Reifen-Affäre: Beleidigte Kinder in der Schlangengrube

Mercedes gegen den Rest der Formel-1-Welt: Besonders die Rivalen Red Bull und Ferrari sind nach der Reifen-Affäre sauer auf die Silberpfeile

von · 25.06.2013 · 16:04 Uhr

(Motorsport-Total.com) - Es sind nur ein paar Kratzer, die der silberne Lack in der Reifen-Affäre abbekommen hat. Und nach dem recht milden Urteil hofften die Bosse bei Mercedes, ihren Angriff auf die etablierten Branchengrößen Red Bull und Ferrari ungestört fortsetzen zu können - vergeblich. In den Tagen vor dem Großen Preis von Großbritannien zoffen sich die mächtigen Männer der Formel 1 wie eifersüchtige Kinder, die sich von der strengen Mutter ungleich behandelt fühlen. Irgendwie sind alle beleidigt.

Die Atmosphäre zwischen Helmut Marko und Niki Lauda ist zurzeit vergiftet

Mercedes ist pikiert über den Vorwurf der Konkurrenz, die Silberpfeile seien durch den Ausschluss vom Young-Driver-Test im Juli in Silverstone nahezu ungeschoren davongekommen. "Alles wurde hineininterpretiert, was man nur hineininterpretieren kann. Das ist in der Formel 1 so, die Schlangengrube, die Intrigen toben im Fahrerlager immer, und der Ausgang ist das einzig Entscheidende", sagt Niki Lauda, Aufsichtsratsvorsitzender des Rennstalls. Besonders Sebastian Vettels Red-Bull-Team sei "da sehr aggressiv losgegangen auf die ganze Geschichte".

Ex-Weltmeister Lauda, das sagt er jedenfalls selbst, geht es um Gerechtigkeit. Red Bull und Ferrari glauben, dass Mercedes-Pilot Nico Rosberg das prestigeträchtige Rennen in Monte Carlo nur wegen der unerlaubten Testkilometer in Barcelona gewonnen hat. "Das stimmt einfach nicht", sagt Lauda, die Silberpfeile seien schon vorher stark gewesen.

Mercedes ist sauer, weil die Rivalen sauer sind. Und im Grunde geht es nicht um Gerechtigkeit, sondern - wie immer in der Formel 1 - um verletzte Eitelkeiten, Stolz und Macht. Wurden die Stuttgarter nach ihrem Comeback in den vergangenen Jahren wegen ihren lahmenden Boliden noch belächelt, werden Rosberg und Lewis Hamilton plötzlich als Konkurrenten ernst genommen. Da ist jedes Mittel recht, um den erwachenden Riesen kleinzuhalten.

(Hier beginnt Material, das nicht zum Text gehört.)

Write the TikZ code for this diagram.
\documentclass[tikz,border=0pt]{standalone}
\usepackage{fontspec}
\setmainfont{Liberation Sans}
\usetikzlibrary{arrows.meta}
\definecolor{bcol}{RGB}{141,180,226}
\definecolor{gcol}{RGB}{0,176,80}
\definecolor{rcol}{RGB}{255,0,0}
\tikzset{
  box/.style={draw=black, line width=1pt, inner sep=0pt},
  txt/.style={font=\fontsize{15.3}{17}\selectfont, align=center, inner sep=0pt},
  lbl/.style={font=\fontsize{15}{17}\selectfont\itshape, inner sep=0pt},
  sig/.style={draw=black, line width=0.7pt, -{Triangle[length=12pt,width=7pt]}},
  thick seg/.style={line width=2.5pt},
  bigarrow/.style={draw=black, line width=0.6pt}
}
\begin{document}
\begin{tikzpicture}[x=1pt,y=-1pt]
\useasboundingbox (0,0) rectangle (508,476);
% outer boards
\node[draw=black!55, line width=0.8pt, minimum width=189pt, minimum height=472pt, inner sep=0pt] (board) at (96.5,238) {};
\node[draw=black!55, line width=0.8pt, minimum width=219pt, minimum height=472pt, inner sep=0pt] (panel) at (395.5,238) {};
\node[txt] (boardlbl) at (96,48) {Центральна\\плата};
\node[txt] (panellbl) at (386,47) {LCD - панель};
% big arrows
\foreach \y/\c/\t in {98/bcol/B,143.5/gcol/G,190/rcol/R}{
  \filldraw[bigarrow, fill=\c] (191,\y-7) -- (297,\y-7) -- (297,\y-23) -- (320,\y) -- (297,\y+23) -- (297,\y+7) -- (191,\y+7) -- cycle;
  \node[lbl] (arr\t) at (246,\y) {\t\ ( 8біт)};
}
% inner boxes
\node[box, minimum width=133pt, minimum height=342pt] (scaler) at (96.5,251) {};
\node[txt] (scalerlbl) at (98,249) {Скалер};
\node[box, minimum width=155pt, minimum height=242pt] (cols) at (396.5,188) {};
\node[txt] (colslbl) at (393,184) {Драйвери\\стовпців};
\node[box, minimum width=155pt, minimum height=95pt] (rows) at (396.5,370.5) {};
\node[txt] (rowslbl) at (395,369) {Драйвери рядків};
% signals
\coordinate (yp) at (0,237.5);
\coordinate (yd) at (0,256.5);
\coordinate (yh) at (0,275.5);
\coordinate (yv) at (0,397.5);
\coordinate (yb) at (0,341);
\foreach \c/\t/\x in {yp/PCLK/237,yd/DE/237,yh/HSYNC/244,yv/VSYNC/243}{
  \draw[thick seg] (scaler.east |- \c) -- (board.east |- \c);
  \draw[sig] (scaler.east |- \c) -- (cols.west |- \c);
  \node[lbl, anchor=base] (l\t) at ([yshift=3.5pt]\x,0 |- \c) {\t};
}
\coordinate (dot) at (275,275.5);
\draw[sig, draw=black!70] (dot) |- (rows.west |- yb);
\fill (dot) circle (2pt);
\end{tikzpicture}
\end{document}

Fotos: Mercedes-Pirelli-Test in Barcelona


Red Bull und Ferrari hatten auf eine satte Millionenstrafe und einen Punktabzug für Mercedes in der Teamwertung gehofft. Entsprechend groß ist die Ernüchterung. "Wir sind frustriert darüber, dass eine Partei in allen Punkten schuldig gesprochen und dann zu einer Strafe verurteilt wird, die sie selber vorgeschlagen hat", sagt Red Bulls Motorsportberater Helmut Marko der Tageszeitung 'Die Welt'.

Der Vettel-Vertraute witzelte bereits, dass die Teams damit fast dazu eingeladen werden, das Testverbot zu brechen. Eine wirkliche Strafe sei ja nicht zu erwarten. Allerdings habe es sich bei dieser Äußerung "um Satire gehandelt. Das war eine rein sarkastische Bemerkung. Ich wollte damit zeigen, dass man das bei einem solchen Urteil locker riskieren kann." Und auch Ferrari schimpfte: Mercedes sei "ungeschoren" davongekommen, das Urteil "verwirrend".

Lauda hatte nach dem Prozess auf "Harmonie und Ruhe" gehofft. Doch stattdessen werden die Risse zwischen Mercedes und dem Rest der Formel-1-Welt immer größer. Die Atmosphäre ist vergiftet. Auch der sonst so gelassene Mercedes-Teamchef Ross Brawn ist zunehmend gereizt. Die Kritik an dem milden Urteil der Automobil-Weltverbandes FIA wies er vehement zurück. "Die Strafe ist ziemlich hart", sagte Brawn 'Autosport', "ich denke, es ist hinterhältig, den Nachwuchsfahrertest mit einem Team-Abendessen am Saisonende zu vergleichen. Wir haben dadurch einen deutlich spürbaren Verlust." Irgendwie sind eben alle beleidigt.